■ **DIRECTIVE**: Select the lines that contain "chart" and copy each of them.

■ **DATASET SECTION**:
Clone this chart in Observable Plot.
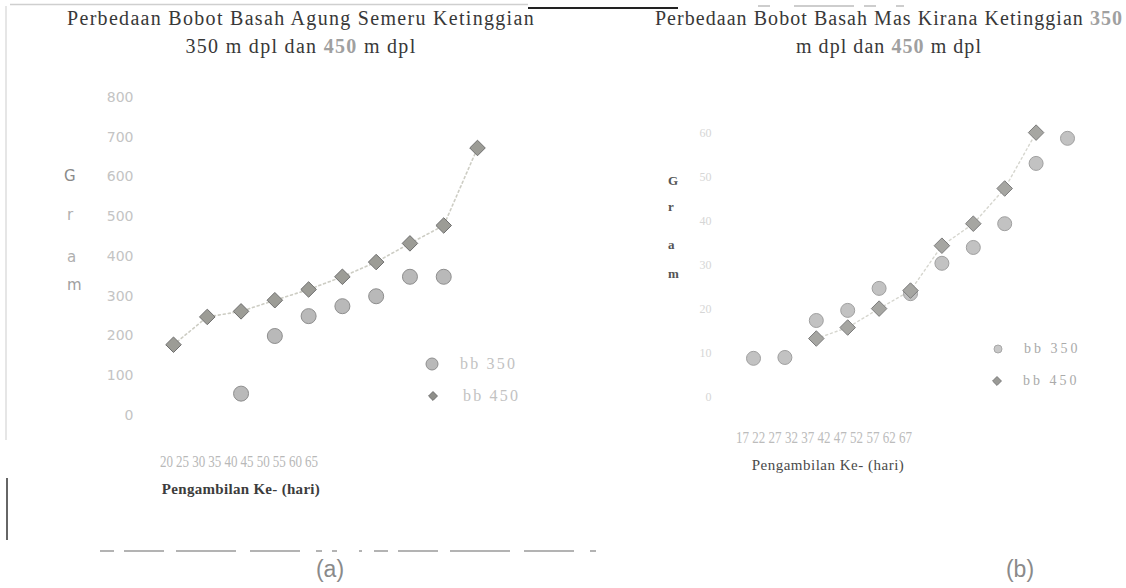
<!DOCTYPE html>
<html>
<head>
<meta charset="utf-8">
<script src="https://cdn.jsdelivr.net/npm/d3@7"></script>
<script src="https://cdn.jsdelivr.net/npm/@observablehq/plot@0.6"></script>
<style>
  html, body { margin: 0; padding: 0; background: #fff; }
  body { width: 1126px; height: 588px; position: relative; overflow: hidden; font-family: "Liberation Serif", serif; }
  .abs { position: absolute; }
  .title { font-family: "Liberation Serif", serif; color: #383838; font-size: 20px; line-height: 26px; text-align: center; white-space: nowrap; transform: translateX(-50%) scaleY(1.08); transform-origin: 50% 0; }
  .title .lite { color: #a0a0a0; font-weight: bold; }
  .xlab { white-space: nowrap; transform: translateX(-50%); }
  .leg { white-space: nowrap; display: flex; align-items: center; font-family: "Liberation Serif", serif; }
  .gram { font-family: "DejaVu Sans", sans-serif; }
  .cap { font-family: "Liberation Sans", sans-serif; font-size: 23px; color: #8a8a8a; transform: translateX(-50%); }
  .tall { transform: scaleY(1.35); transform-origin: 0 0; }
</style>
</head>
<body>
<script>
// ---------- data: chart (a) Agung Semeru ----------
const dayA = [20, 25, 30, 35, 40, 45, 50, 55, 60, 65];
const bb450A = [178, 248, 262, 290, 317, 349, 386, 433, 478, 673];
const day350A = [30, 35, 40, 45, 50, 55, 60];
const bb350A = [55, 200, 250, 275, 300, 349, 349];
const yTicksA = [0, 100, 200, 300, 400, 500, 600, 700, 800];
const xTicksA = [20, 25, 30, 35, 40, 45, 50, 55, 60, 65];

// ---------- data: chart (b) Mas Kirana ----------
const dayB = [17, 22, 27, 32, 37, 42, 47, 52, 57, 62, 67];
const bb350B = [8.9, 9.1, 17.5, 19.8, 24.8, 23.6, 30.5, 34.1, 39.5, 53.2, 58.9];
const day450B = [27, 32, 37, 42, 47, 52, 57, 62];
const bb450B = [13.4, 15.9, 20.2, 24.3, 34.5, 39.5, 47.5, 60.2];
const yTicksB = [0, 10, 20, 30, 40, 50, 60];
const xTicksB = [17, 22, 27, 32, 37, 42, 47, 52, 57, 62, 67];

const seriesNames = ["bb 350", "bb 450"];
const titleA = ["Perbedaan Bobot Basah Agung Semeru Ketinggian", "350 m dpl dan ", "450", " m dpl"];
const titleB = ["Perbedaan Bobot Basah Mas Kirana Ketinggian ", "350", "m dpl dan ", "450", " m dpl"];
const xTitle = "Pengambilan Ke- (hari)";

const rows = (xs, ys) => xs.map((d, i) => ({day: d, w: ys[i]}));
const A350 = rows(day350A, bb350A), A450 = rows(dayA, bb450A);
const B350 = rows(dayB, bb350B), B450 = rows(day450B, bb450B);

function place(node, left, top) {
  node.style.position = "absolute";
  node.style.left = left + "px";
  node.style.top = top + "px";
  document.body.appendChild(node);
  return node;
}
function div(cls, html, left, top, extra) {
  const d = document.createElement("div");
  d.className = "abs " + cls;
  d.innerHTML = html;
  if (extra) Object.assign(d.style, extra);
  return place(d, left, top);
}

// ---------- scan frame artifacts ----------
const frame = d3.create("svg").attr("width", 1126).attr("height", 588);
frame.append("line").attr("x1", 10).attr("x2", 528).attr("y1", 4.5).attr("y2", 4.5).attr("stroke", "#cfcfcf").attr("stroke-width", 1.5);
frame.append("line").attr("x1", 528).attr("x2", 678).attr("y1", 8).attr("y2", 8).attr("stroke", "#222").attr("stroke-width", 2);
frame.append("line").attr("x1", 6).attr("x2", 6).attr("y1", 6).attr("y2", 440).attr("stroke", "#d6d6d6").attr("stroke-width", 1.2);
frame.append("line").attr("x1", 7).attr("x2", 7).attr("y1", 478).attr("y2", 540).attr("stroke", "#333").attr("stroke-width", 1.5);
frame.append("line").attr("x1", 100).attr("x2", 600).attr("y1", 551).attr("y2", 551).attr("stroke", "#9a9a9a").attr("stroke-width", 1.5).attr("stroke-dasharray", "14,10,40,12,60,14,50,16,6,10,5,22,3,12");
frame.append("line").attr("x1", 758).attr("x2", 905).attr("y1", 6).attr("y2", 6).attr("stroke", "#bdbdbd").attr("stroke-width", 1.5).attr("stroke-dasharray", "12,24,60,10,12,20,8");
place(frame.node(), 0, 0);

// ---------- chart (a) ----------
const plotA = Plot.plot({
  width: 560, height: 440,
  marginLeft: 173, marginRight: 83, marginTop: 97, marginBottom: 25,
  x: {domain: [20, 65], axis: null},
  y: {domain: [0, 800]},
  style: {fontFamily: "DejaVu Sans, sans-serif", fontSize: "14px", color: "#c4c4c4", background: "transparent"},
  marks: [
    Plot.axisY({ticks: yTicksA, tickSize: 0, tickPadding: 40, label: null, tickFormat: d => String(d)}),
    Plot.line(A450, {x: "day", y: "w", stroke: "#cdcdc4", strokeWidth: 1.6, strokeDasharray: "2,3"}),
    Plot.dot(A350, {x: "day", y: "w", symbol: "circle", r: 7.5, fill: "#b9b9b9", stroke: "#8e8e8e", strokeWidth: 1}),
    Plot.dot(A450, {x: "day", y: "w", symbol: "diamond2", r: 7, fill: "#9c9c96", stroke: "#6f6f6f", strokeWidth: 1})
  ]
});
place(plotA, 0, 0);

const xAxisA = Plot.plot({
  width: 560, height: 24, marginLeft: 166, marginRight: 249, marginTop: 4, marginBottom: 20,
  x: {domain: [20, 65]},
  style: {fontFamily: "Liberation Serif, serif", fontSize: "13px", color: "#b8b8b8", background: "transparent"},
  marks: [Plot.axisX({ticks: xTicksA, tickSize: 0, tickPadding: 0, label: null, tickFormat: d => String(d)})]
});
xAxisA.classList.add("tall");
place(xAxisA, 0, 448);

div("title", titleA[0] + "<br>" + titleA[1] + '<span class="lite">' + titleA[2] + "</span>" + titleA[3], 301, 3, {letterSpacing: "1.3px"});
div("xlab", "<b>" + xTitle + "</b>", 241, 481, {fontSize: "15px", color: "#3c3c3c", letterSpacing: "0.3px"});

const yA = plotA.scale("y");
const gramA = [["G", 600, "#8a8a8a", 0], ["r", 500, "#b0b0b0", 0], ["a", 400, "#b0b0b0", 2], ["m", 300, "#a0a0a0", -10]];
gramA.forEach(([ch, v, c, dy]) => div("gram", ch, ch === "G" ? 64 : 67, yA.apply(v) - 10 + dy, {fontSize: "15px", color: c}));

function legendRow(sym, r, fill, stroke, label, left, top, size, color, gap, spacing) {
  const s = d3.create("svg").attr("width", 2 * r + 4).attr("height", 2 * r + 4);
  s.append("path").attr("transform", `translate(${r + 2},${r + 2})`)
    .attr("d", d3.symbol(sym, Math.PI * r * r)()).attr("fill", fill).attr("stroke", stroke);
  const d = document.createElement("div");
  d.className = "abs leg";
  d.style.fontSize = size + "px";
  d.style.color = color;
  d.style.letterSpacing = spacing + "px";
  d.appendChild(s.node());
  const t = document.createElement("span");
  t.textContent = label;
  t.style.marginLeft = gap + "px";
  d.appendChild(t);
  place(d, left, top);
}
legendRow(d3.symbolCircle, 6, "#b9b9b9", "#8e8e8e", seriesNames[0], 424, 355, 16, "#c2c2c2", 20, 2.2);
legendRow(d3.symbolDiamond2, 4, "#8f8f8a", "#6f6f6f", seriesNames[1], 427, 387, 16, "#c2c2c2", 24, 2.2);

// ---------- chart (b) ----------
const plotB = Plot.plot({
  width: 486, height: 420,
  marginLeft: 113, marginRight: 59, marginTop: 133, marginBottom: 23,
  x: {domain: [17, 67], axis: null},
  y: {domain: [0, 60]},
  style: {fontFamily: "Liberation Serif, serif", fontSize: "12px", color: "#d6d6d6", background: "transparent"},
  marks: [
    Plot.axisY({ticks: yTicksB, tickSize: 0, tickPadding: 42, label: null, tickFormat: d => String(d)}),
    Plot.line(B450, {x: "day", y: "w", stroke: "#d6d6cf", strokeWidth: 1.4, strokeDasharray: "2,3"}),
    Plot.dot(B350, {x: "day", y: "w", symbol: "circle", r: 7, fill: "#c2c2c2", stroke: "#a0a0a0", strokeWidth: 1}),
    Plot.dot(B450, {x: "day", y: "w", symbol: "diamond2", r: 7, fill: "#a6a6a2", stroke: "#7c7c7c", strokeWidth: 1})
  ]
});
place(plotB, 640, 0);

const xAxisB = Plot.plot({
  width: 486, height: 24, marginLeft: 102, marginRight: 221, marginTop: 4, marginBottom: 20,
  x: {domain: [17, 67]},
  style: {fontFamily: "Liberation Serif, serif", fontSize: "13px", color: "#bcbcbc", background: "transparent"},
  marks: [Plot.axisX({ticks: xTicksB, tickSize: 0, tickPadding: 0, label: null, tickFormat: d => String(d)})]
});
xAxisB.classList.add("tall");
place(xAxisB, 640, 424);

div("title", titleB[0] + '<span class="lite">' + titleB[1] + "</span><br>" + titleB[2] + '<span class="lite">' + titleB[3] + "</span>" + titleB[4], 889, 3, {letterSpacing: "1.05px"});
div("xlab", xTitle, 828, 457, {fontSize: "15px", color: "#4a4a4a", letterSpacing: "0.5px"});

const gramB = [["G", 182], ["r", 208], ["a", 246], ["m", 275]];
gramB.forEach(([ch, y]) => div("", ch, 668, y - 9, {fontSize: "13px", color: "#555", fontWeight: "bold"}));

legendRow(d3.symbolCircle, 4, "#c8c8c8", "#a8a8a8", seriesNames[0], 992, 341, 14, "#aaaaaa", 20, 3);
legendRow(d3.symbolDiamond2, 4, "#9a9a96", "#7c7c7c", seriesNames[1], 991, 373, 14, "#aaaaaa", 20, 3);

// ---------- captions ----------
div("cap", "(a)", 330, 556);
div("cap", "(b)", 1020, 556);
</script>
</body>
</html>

■ **EXPECTED OUTPUT**:
Clone this chart in Observable Plot.
// ---------- data: chart (a) Agung Semeru ----------
// ---------- data: chart (b) Mas Kirana ----------
// ---------- chart (a) ----------
// ---------- chart (b) ----------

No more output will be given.